Cherington mentioned the Tampa Bay Rays have given that extra year of minor league development to certain starters with successful outcomes.
A perfect example from Tampa is 24-year-old rookie right-hander Chris Archer who began this season in the minors but has a 2.65 ERA in 12 starts for the Rays since his promotion June 1.
Archer, who pitched in six major league games (29.1 innings) out of necessity last year, was drafted out of high school in 2006 and logged a hefty 769.2 innings in the minors.
The Rays starting depth helped keep Archer down for most of last year.
“The progression through the system is generally consistent,” Tampa pitching coach Jim Hickey recently told The Eagle-Tribune. “A guy like David Price is certainly an exception to the rule. Most guys — Wade Davis, Jeremy Hellickson, Matt Moore — have logged 750 innings or so in the minor leagues.”

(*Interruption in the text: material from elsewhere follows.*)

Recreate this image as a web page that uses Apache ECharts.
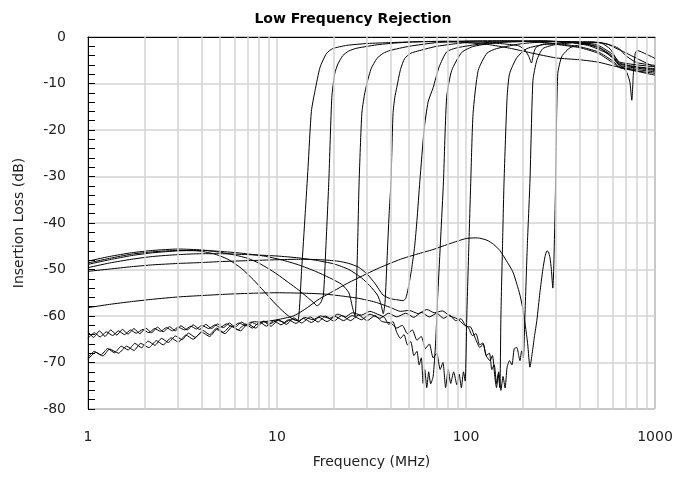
<!DOCTYPE html>
<html><head><meta charset="utf-8">
<script src="https://cdn.jsdelivr.net/npm/echarts@6/dist/echarts.min.js"></script>
<style>html,body{margin:0;padding:0;background:#fff}#c{width:678px;height:482px}</style>
</head><body><div id="c"></div>
<script>
// ---- data (frequency MHz, insertion loss dB) ----
const curve1 = [[1,-48.6],[1.3,-47.6],[1.7,-46.7],[2.2,-46.2],[3,-45.9],[3.8,-46.0],[4.6,-46.6],[5.5,-47.8],[6.5,-49.8],[7.5,-52.2],[8.5,-54.6],[9.5,-56.8],[10.5,-58.6],[11.5,-60.0],[12.3,-60.8],[12.9,-61],[13.5,-50],[14.1,-38],[14.6,-28],[15.2,-16],[15.9,-11.5],[16.9,-6.5],[18.3,-3.5],[19.7,-2.5],[23.4,-1.8],[30,-1.4],[40,-1.2],[60,-1.0],[90,-1.1],[130,-1.6],[170,-2.4],[220,-3.4],[300,-4.5],[400,-4.9],[500,-5.4],[600,-6.2],[700,-6.8],[850,-7.6],[1000,-8.2]];
const curve2 = [[1,-48.2],[1.3,-47.2],[1.7,-46.4],[2.2,-45.9],[3,-45.6],[4,-45.8],[5,-46.3],[6,-46.9],[7,-47.6],[8,-48.6],[9,-49.8],[10,-51],[11.5,-52.8],[13,-54.4],[14.5,-56],[15.5,-57],[16.3,-57.8],[17,-57.2],[17.6,-55.5],[18.1,-46],[18.8,-31],[19.5,-13],[20.2,-7.9],[21,-5.8],[22.3,-4],[24,-3],[26.5,-2.4],[35,-1.6],[50,-1.1],[80,-0.9],[120,-1.1],[160,-1.5],[190,-1.9],[205,-2.8],[215,-4.2],[222,-5.6],[228,-3.5],[235,-2.2],[260,-1.5],[300,-1.6],[400,-2.3],[500,-3.5],[600,-5.6],[650,-6.6],[800,-7.3],[1000,-7.8]];
const curve3 = [[1,-48.9],[1.3,-47.9],[1.7,-47.0],[2.2,-46.4],[3,-46.0],[4,-45.9],[5,-46.1],[6.5,-46.5],[8.5,-47.1],[10.5,-47.9],[13,-49.0],[16,-50.4],[19,-51.8],[22,-53.2],[24,-55],[25.2,-58.5],[25.9,-60],[26.4,-52],[26.8,-42],[27.2,-31],[28.1,-16.5],[29,-12.5],[29.9,-10],[31.5,-6.8],[33.8,-4.6],[36.5,-3.5],[39.6,-2.9],[50,-2.0],[70,-1.2],[100,-0.85],[150,-0.8],[200,-0.9],[300,-1.4],[400,-2.1],[500,-3.2],[600,-5.2],[650,-6.4],[800,-7.0],[1000,-7.5]];
const curve4 = [[1,-49.6],[1.3,-48.6],[1.7,-47.8],[2.2,-47.2],[3,-46.8],[4,-46.6],[5,-46.6],[7,-46.8],[10,-47.1],[13,-47.5],[16,-48.0],[20,-48.8],[24,-50],[28,-51.8],[31,-53.5],[34,-55.5],[35.5,-57.5],[36.5,-59.5],[37.3,-57],[38.2,-48],[39.2,-38],[40.1,-31],[41.1,-16.5],[42,-13],[43,-10.9],[45,-7],[47.4,-4.6],[51,-3.5],[57,-2.9],[70,-2.0],[100,-1.2],[150,-0.9],[250,-0.85],[350,-1.1],[450,-1.9],[550,-3.4],[600,-4.6],[650,-6.1],[800,-6.7],[1000,-7.2]];
const curve5 = [[1,-50.4],[1.3,-49.9],[1.7,-49.4],[2.2,-49.0],[3,-48.7],[4,-48.5],[5,-48.3],[7,-48.1],[10,-47.9],[13,-47.8],[17,-47.9],[21,-48.2],[24,-48.7],[27,-49.5],[30,-51],[33,-53],[36.4,-55.5],[40,-56.3],[43,-56.5],[46.5,-56.7],[48,-56.2],[49.5,-54],[51.5,-50],[53.5,-45],[55,-39.5],[57,-31],[60,-20],[63,-14],[67,-10.9],[72,-6.5],[79,-3.2],[90,-2.3],[120,-1.5],[160,-1.0],[250,-0.85],[350,-1.1],[450,-1.7],[520,-2.6],[600,-4.5],[650,-6.0],[700,-7.2],[735,-9.5],[754,-13.6],[768,-8],[785,-3.6],[805,-2.9],[900,-3.7],[1000,-4.6]];
const curve6 = [[1,-64.8],[1.08,-63.6],[1.16,-64.5],[1.25,-63.4],[1.35,-64.2],[1.45,-63.2],[1.56,-64.0],[1.68,-63.0],[1.8,-63.7],[1.95,-62.9],[2.1,-63.6],[2.25,-62.7],[2.42,-63.3],[2.6,-62.5],[2.8,-63.2],[3.0,-62.4],[3.25,-63.0],[3.5,-62.2],[3.75,-62.8],[4.0,-62.0],[4.35,-62.7],[4.7,-61.9],[5.0,-62.5],[5.4,-61.7],[5.8,-62.3],[6.3,-61.5],[6.8,-62.1],[7.3,-61.3],[7.9,-61.9],[8.5,-61.1],[9.2,-61.7],[10,-60.9],[11,-61.4],[12,-60.6],[13,-61.1],[14,-60.3],[15.5,-60.8],[17,-60.0],[19,-60.5],[21,-59.6],[23,-60.2],[25,-59.3],[28,-59.8],[31,-59.0],[34,-59.6],[37,-60.3],[39,-61.8],[41,-61.2],[43,-63.5],[45,-64.8],[47,-64],[49,-66.2],[51,-65.5],[53,-68.5],[55,-67.6],[56.5,-70.5],[58,-69],[59.3,-74.5],[60.5,-71.5],[62,-75.4],[63.5,-72],[65,-74.6],[67,-73],[69,-66],[71,-55],[73.5,-43],[76,-31],[79,-13],[84,-7.2],[95,-3.3],[110,-2.0],[150,-1.2],[250,-0.9],[400,-1.3],[500,-2.1],[600,-4.2],[650,-5.8],[800,-6.5],[1000,-7.0]];
const curve7 = [[1,-69.3],[1.1,-67.8],[1.2,-68.6],[1.3,-67.1],[1.45,-68.0],[1.6,-66.5],[1.75,-67.4],[1.9,-65.9],[2.1,-66.8],[2.3,-65.3],[2.5,-66.2],[2.75,-64.7],[3.0,-65.6],[3.3,-64.1],[3.6,-65.0],[4.0,-63.5],[4.4,-64.4],[4.8,-62.9],[5.3,-63.8],[5.8,-62.3],[6.4,-63.2],[7.0,-61.7],[7.7,-62.6],[8.5,-61.2],[9.3,-62.2],[10.2,-60.8],[11.2,-61.8],[12.3,-60.4],[13.5,-61.5],[15,-60.2],[16.5,-61.3],[18,-60.0],[20,-61.1],[22,-59.9],[24.5,-61.0],[27,-59.8],[30,-61.0],[33,-59.9],[36,-61.2],[40,-61.5],[43,-62.6],[46,-62],[49,-63.8],[52,-63],[55,-65.2],[58,-64.4],[61,-67],[64,-66],[67,-69],[70,-68],[73,-71.5],[75.5,-70],[78,-75.4],[80.5,-71.5],[83,-74.5],[86,-72],[89.5,-74.8],[92,-72.5],[94.5,-75.4],[97,-72],[99,-74],[101,-60],[103.5,-45],[106,-31],[109,-16.5],[116,-7.2],[129,-3.5],[145,-2.5],[200,-1.4],[300,-0.95],[400,-1.1],[500,-1.8],[600,-3.8],[650,-5.6],[800,-6.4],[1000,-6.8]];
const curve8 = [[1,-58.2],[1.3,-57.5],[1.7,-56.9],[2.2,-56.4],[3,-55.9],[4,-55.6],[5.5,-55.3],[7.5,-55.1],[10,-55.0],[14,-55.1],[18,-55.3],[22,-55.7],[27,-56.2],[33,-57],[40,-58.2],[45,-59],[50,-58.8],[56,-59.5],[62,-58.6],[68,-59.3],[75,-58.9],[82,-60],[90,-60.6],[97,-61.8],[103,-62.5],[108,-64.2],[113,-63.8],[118,-66.2],[123,-65.8],[128,-68.5],[133,-68],[137,-71.5],[141,-70.5],[145,-74.5],[148,-72.5],[151,-75.4],[153,-60],[156,-45],[159,-31],[165,-13],[170,-7.9],[186,-4.4],[210,-2.5],[260,-1.6],[350,-1.1],[450,-1.0],[520,-1.3],[580,-2.6],[620,-4.5],[650,-5.4],[800,-6.0],[1000,-6.4]];
const curve9 = [[1,-68.9],[1.08,-67.6],[1.17,-68.4],[1.27,-67.0],[1.38,-67.9],[1.5,-66.5],[1.63,-67.3],[1.77,-65.9],[1.92,-66.8],[2.08,-65.4],[2.26,-66.3],[2.45,-64.8],[2.66,-65.7],[2.9,-64.3],[3.15,-65.1],[3.4,-63.7],[3.7,-64.6],[4.05,-63.1],[4.4,-64.0],[4.8,-62.6],[5.2,-63.5],[5.7,-62.1],[6.2,-63.0],[6.8,-61.7],[7.4,-62.6],[8.1,-61.3],[8.8,-62.2],[9.6,-61.0],[10.5,-61.9],[11.5,-60.8],[12.6,-61.6],[13.8,-60.5],[15.2,-61.4],[16.7,-60.3],[18.4,-61.2],[20.3,-60.1],[22.5,-61.0],[25,-59.9],[28,-60.8],[31,-59.6],[35,-60.5],[39,-59.4],[43,-60.2],[48,-59.4],[53,-60.3],[58,-59.2],[64,-60.2],[70,-59.4],[76,-60.5],[82,-59.8],[88,-61],[94,-60.6],[100,-62.2],[106,-62.4],[112,-64.8],[118.5,-66.8],[123,-66],[128,-68.6],[134,-69.6],[138,-68.5],[142,-73],[145,-75.4],[149,-72],[153,-76],[157,-73],[161,-75.5],[165,-71],[170,-69.6],[175,-70.5],[180,-67],[186,-66.8],[190,-68.5],[193,-69.6],[197,-67.5],[201,-69],[205,-60],[211,-45],[218,-31],[226,-9.4],[237,-5],[255,-2.5],[300,-1.6],[400,-1.2],[500,-1.2],[600,-1.9],[650,-2.6],[700,-4.0],[800,-5.5],[1000,-6.1]];
const curve10 = [[1,-63.4],[1.07,-64.6],[1.15,-63.2],[1.23,-64.4],[1.32,-63.0],[1.42,-64.1],[1.52,-62.9],[1.63,-63.9],[1.75,-62.7],[1.88,-63.8],[2.02,-62.6],[2.17,-63.6],[2.33,-62.4],[2.5,-63.4],[2.7,-62.3],[2.9,-63.2],[3.1,-62.1],[3.35,-63.0],[3.6,-61.9],[3.9,-62.9],[4.2,-61.8],[4.5,-62.7],[4.85,-61.7],[5.2,-62.5],[5.6,-61.5],[6.0,-62.4],[6.5,-61.3],[7.0,-62.2],[7.5,-61.2],[8.1,-61.3],[10,-60.8],[12.2,-60.0],[14,-58.6],[16.8,-56.3],[20,-54.6],[23.5,-53],[29.9,-50.9],[35,-49.6],[45,-47.8],[55,-46.7],[67,-45.7],[80,-44.6],[90,-43.9],[101,-43.3],[115,-43.2],[129,-43.7],[140,-44.6],[151,-45.9],[163,-48],[177,-50.5],[186,-53.2],[193,-55.5],[200,-58.5],[206,-62],[212,-66],[218,-71],[224,-68],[230,-64.5],[237,-61],[246,-55],[255,-50],[262,-47.2],[268,-46],[273,-46.2],[278,-47.4],[283,-50],[288,-54],[291,-50],[295,-40],[298,-31],[302,-16],[306,-7.8],[314,-5.5],[323,-4],[355,-2.3],[400,-1.7],[450,-1.3],[500,-1.2],[560,-1.5],[620,-2.4],[700,-3.4],[800,-4.6],[1000,-6.5]];
const curves = [curve1,curve2,curve3,curve4,curve5,curve6,curve7,curve8,curve9,curve10];
const minorFreqs = [2,3,4,5,6,7,8,9,20,30,40,50,60,70,80,90,200,300,400,500,600,700,800,900];
const yTicks = [0,-10,-20,-30,-40,-50,-60,-70,-80];

const FONT = 'DejaVu Sans';
const grid = '#d4d4d4';
const chart = echarts.init(document.getElementById('c'), null, {renderer:'canvas'});
const series = [{
  type:'line', data:[], silent:true, z:1,
  markLine:{silent:true, symbol:['none','none'], label:{show:false},
    lineStyle:{color:grid, width:1.5, type:'solid'}, animation:false,
    data:minorFreqs.map(v=>({xAxis:v}))}
}];
curves.forEach(c=>series.push({type:'line', data:c, showSymbol:false, smooth:0.2,
  lineStyle:{color:'#000', width:1}, z:3, animation:false}));
chart.setOption({
  animation:false,
  title:{text:'Low Frequency Rejection', left:348, textAlign:'center', top:7,
    textStyle:{fontFamily:FONT, fontSize:14, fontWeight:'bold', color:'#000'}},
  grid:{left:88, right:23, top:37, bottom:73, show:true, borderColor:'#555', borderWidth:1},
  xAxis:{type:'log', logBase:10, min:1, max:1000,
    name:'Frequency (MHz)', nameLocation:'middle', nameGap:46,
    nameTextStyle:{fontFamily:FONT, fontSize:14, color:'#222'},
    axisLine:{lineStyle:{color:'#000', width:1}}, axisTick:{show:false},
    axisLabel:{fontFamily:FONT, fontSize:14, color:'#222', margin:21,
      formatter:v=>String(Math.round(v))},
    splitLine:{show:true, lineStyle:{color:grid, width:1.5}}},
  yAxis:{type:'value', min:-80, max:0, interval:10,
    name:'Insertion Loss (dB)', nameLocation:'middle', nameGap:62, nameRotate:90,
    nameTextStyle:{fontFamily:FONT, fontSize:14, color:'#222'},
    axisLine:{show:true, lineStyle:{color:'#000', width:1}},
    axisTick:{show:true, inside:true, length:7, lineStyle:{color:'#000'}},
    minorTick:{show:true, splitNumber:5, length:7, lineStyle:{color:'#000'}},
    axisLabel:{fontFamily:FONT, fontSize:14, color:'#222', margin:22,
      formatter:v=>yTicks.includes(v)?String(v):''},
    splitLine:{show:true, lineStyle:{color:grid, width:1.5}}},
  series:series
});
</script></body></html>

Davis, like Archer, pitched more than 765.0 minor league innings. Hellickson pitched 580.1. Moore hurled 497.1.
The Red Sox certainly have some exciting young pitchers, including 23-year-old right-hander Anthony Ranaudo, who made his Triple-A debut with Pawtucket yesterday, and 21-year-old left-hander Henry Owens, who made his Double-A debut with Portland on Saturday.
Both Owens and Ranaudo threw 6.0 scoreless innings in their debuts.
For understandable reasons, Red Sox fans are excited to see what these two pitchers among others can do in the majors and they would prefer to see them here in Boston sooner rather than later. But Cherington and the Red Sox prefer to give their pitchers more minor league time to mature.